= Goal =
Transcribe all of the material exactly. Any picture in it should be left out.
Begin Dataset excerpt
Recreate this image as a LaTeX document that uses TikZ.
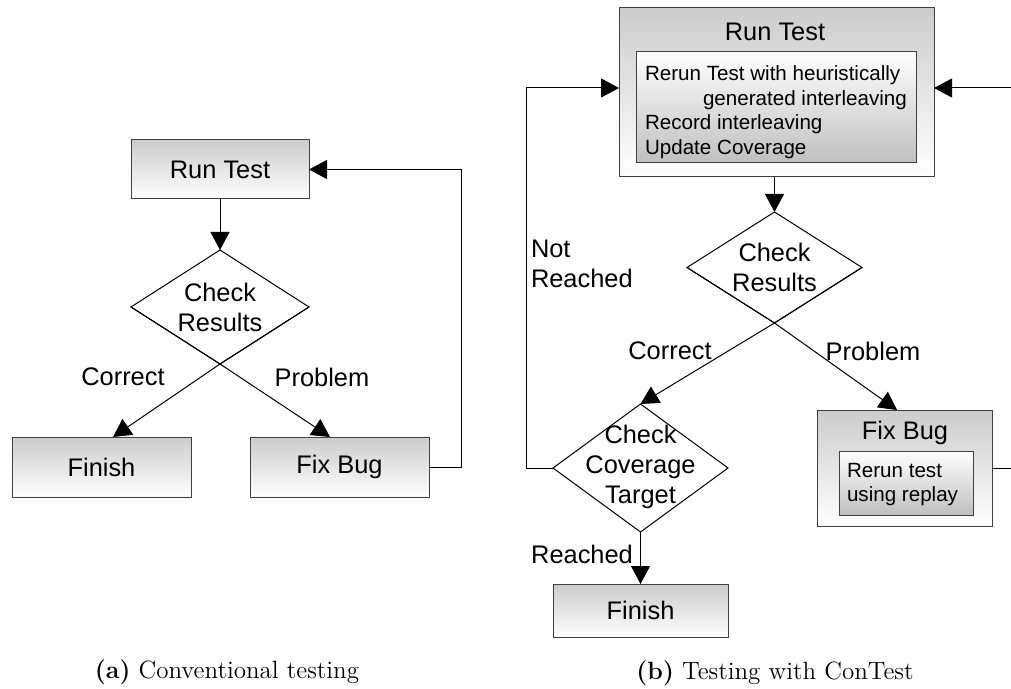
\documentclass[tikz,border=0pt]{standalone}
\usepackage{fontspec}
\newfontfamily\arialf{Liberation Sans}
\usetikzlibrary{arrows.meta,shapes.geometric}
\begin{document}
\begin{tikzpicture}[x=0.5pt,y=-0.5pt,
  every node/.style={font=\arialf\fontsize{12.7}{15}\selectfont, inner sep=0pt, outer sep=0pt},
  box/.style={rectangle, draw=black!75, line width=0.5pt, top color=black!20, bottom color=white},
  inbox/.style={rectangle, draw=black!75, line width=0.5pt, top color=white, bottom color=black!25},
  dia/.style={diamond, draw=black, line width=0.5pt, fill=white},
  arr/.style={draw=black, line width=0.5pt, -{Triangle[length=9pt,width=9.5pt]}},
  ln/.style={draw=black, line width=0.5pt},
  small/.style={font=\arialf\fontsize{10.3}{12.25}\selectfont, align=left},
  captext/.style={font=\fontsize{12.5}{14}\selectfont}
]
\useasboundingbox (0,0) rectangle (1011,689);

% ---------- (a) conventional testing ----------
\node (rt1) [box, minimum width=89pt, minimum height=29.5pt] at (220,169.5) {Run Test};
\node (cr1) [dia, minimum width=89pt, minimum height=57pt] at (220,307) {};
\node (cr1t) [align=center] at (220,307) {Check\\Results};
\node (fin1) [box, minimum width=89.5pt, minimum height=30pt] at (101.5,467) {Finish};
\node (fix1) [box, minimum width=89.5pt, minimum height=30pt] at (339.5,467) {Fix Bug};
\node (cor1) at (123,377) {Correct};
\node (pro1) at (322,377) {Problem};

\draw[arr] (rt1.south) -- (cr1.north);
\draw[arr] (cr1.east) -- (cr1.south) -- ([xshift=5.75pt]fin1.north);
\draw[arr] (cr1.west) -- (cr1.south) -- ([xshift=-4.75pt]fix1.north);
\draw[arr] (fix1.east) -- ++(16pt,0) |- (rt1.east);

\node (capa) [captext] at (227,672) {\textbf{(a)} Conventional testing};

% ---------- (b) testing with ConTest ----------
\node (rt2) [box, minimum width=157.5pt, minimum height=84.5pt] at (776.5,92.5) {};
\node (rt2t) at (775,32) {Run Test};
\node (rt2i) [inbox, minimum width=140pt, minimum height=55.5pt] at (776,107.5) {};
\node (rt2x) [small, anchor=north west] at (645,66)
  {Rerun Test with heuristically\\\hspace*{29pt}generated interleaving\\Record interleaving\\Update Coverage};

\node (cr2) [dia, minimum width=87.5pt, minimum height=55.5pt] at (774.5,267.5) {};
\node (cr2t) [align=center] at (774.5,267.5) {Check\\Results};

\node (cc) [dia, minimum width=87.5pt, minimum height=64pt] at (640.5,468) {};
\node (cct) [align=center] at (640.5,467) {Check\\Coverage\\Target};

\node (fin2) [box, minimum width=87.5pt, minimum height=26.5pt] at (640.5,610.5) {Finish};

\node (fb2) [box, minimum width=87.5pt, minimum height=58pt] at (904.5,468) {};
\node (fb2t) at (905,433) {Fix Bug};
\node (fb2i) [inbox, minimum width=67pt, minimum height=32pt] at (906,483) {};
\node (fb2x) [small, anchor=north west, font=\arialf\fontsize{10.3}{12}\selectfont] at (847,463.7) {Rerun test\\using replay};

\node (cor2) at (670,351) {Correct};
\node (pro2) at (873,351) {Problem};
\node (nr) [anchor=west, align=left] at (531,264) {Not\\Reached};
\node (rea) at (582,554) {Reached};

\coordinate (rin) at (1014,88);
\coordinate (rout) at (1014,468);

\draw[arr] (cr2.north |- rt2.south) -- (cr2.north);
\draw[arr] (cr2.east) -- (cr2.south) -- (cc.north);
\draw[arr] (cr2.west) -- (cr2.south) -- ([xshift=-3.75pt]fb2.north);
\draw[arr] (cc.south) -- (fin2.north);
\draw[arr] (cc.west) -- ++(-13.5pt,0) |- ([yshift=2.25pt]rt2.west);
\draw[arr] (rin) -- ([yshift=2.25pt]rt2.east);
\draw[ln] (fb2.east) -- (rout);

\node (capb) [captext] at (775,673) {\textbf{(b)} Testing with ConTest};
\end{tikzpicture}
\end{document}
End Dataset excerpt
= Answer =
Recreate this image as a LaTeX document that uses TikZ.
\documentclass[tikz,border=0pt]{standalone}
\usepackage{fontspec}
\newfontfamily\arialf{Liberation Sans}
\usetikzlibrary{arrows.meta,shapes.geometric}
\begin{document}
\begin{tikzpicture}[x=0.5pt,y=-0.5pt,
  every node/.style={font=\arialf\fontsize{12.7}{15}\selectfont, inner sep=0pt, outer sep=0pt},
  box/.style={rectangle, draw=black!75, line width=0.5pt, top color=black!20, bottom color=white},
  inbox/.style={rectangle, draw=black!75, line width=0.5pt, top color=white, bottom color=black!25},
  dia/.style={diamond, draw=black, line width=0.5pt, fill=white},
  arr/.style={draw=black, line width=0.5pt, -{Triangle[length=9pt,width=9.5pt]}},
  ln/.style={draw=black, line width=0.5pt},
  small/.style={font=\arialf\fontsize{10.3}{12.25}\selectfont, align=left},
  captext/.style={font=\fontsize{12.5}{14}\selectfont}
]
\useasboundingbox (0,0) rectangle (1011,689);

% ---------- (a) conventional testing ----------
\node (rt1) [box, minimum width=89pt, minimum height=29.5pt] at (220,169.5) {Run Test};
\node (cr1) [dia, minimum width=89pt, minimum height=57pt] at (220,307) {};
\node (cr1t) [align=center] at (220,307) {Check\\Results};
\node (fin1) [box, minimum width=89.5pt, minimum height=30pt] at (101.5,467) {Finish};
\node (fix1) [box, minimum width=89.5pt, minimum height=30pt] at (339.5,467) {Fix Bug};
\node (cor1) at (123,377) {Correct};
\node (pro1) at (322,377) {Problem};

\draw[arr] (rt1.south) -- (cr1.north);
\draw[arr] (cr1.east) -- (cr1.south) -- ([xshift=5.75pt]fin1.north);
\draw[arr] (cr1.west) -- (cr1.south) -- ([xshift=-4.75pt]fix1.north);
\draw[arr] (fix1.east) -- ++(16pt,0) |- (rt1.east);

\node (capa) [captext] at (227,672) {\textbf{(a)} Conventional testing};

% ---------- (b) testing with ConTest ----------
\node (rt2) [box, minimum width=157.5pt, minimum height=84.5pt] at (776.5,92.5) {};
\node (rt2t) at (775,32) {Run Test};
\node (rt2i) [inbox, minimum width=140pt, minimum height=55.5pt] at (776,107.5) {};
\node (rt2x) [small, anchor=north west] at (645,66)
  {Rerun Test with heuristically\\\hspace*{29pt}generated interleaving\\Record interleaving\\Update Coverage};

\node (cr2) [dia, minimum width=87.5pt, minimum height=55.5pt] at (774.5,267.5) {};
\node (cr2t) [align=center] at (774.5,267.5) {Check\\Results};

\node (cc) [dia, minimum width=87.5pt, minimum height=64pt] at (640.5,468) {};
\node (cct) [align=center] at (640.5,467) {Check\\Coverage\\Target};

\node (fin2) [box, minimum width=87.5pt, minimum height=26.5pt] at (640.5,610.5) {Finish};

\node (fb2) [box, minimum width=87.5pt, minimum height=58pt] at (904.5,468) {};
\node (fb2t) at (905,433) {Fix Bug};
\node (fb2i) [inbox, minimum width=67pt, minimum height=32pt] at (906,483) {};
\node (fb2x) [small, anchor=north west, font=\arialf\fontsize{10.3}{12}\selectfont] at (847,463.7) {Rerun test\\using replay};

\node (cor2) at (670,351) {Correct};
\node (pro2) at (873,351) {Problem};
\node (nr) [anchor=west, align=left] at (531,264) {Not\\Reached};
\node (rea) at (582,554) {Reached};

\coordinate (rin) at (1014,88);
\coordinate (rout) at (1014,468);

\draw[arr] (cr2.north |- rt2.south) -- (cr2.north);
\draw[arr] (cr2.east) -- (cr2.south) -- (cc.north);
\draw[arr] (cr2.west) -- (cr2.south) -- ([xshift=-3.75pt]fb2.north);
\draw[arr] (cc.south) -- (fin2.north);
\draw[arr] (cc.west) -- ++(-13.5pt,0) |- ([yshift=2.25pt]rt2.west);
\draw[arr] (rin) -- ([yshift=2.25pt]rt2.east);
\draw[ln] (fb2.east) -- (rout);

\node (capb) [captext] at (775,673) {\textbf{(b)} Testing with ConTest};
\end{tikzpicture}
\end{document}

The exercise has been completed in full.